明治38年7月6日(木曜日)

露国全権随員 露帝は大蔵省官吏シボフを全権委員随員に選任した

清国賠償金支払い問題 列国が償金を金貨で支払うよう要求する

叛艦の行方 叛艦ポテムキンはオデッサに引き返し、食糧その他要品を積みこみ中である

露国全権随員 5日ワシントン特約通信員発

露帝は大蔵省官吏シボフ、駐清公使ポコチロフ、公法家マルテンス博士及びイエルモロフ将軍を全権委員随員に選任した。

日本も多分同数の随員を選任するであろう。

清国賠償金支払い問題 5日ベルリン特約通信社発

列国が拳匪の乱に関する償金を金貨で支払うよう要求するであろうとの報道は確実である。

解説:拳匪の乱とは義和団の乱の事であり、当初は義和団を称する秘密結社による排外運動であったが、1900光緒26年)に西太后がこの反乱を支持して清国が621に欧米列国に宣戦布告したため国家間戦争となった。
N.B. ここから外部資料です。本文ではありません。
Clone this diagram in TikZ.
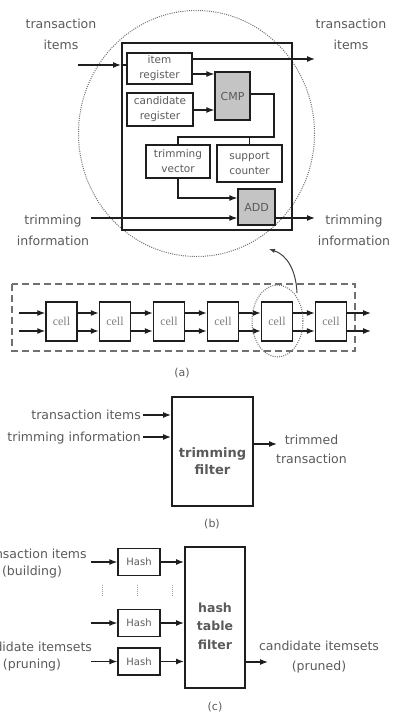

だが、宣戦布告後2ヶ月も経たないうちに欧米列強国軍は首都北京及び紫禁城を制圧、清朝は莫大な賠償金の支払いを余儀なくされる。

叛艦の行方 

その筋に達した報道によれば、叛艦ポテムキンは水雷艇二百六十七号を率いてルーマニアのクステンチ港に到達し、食糧を要求したが同所官憲に拒絶され、やむを得ず又オデッサに引き返し、食糧その他要品を積みこみ中である。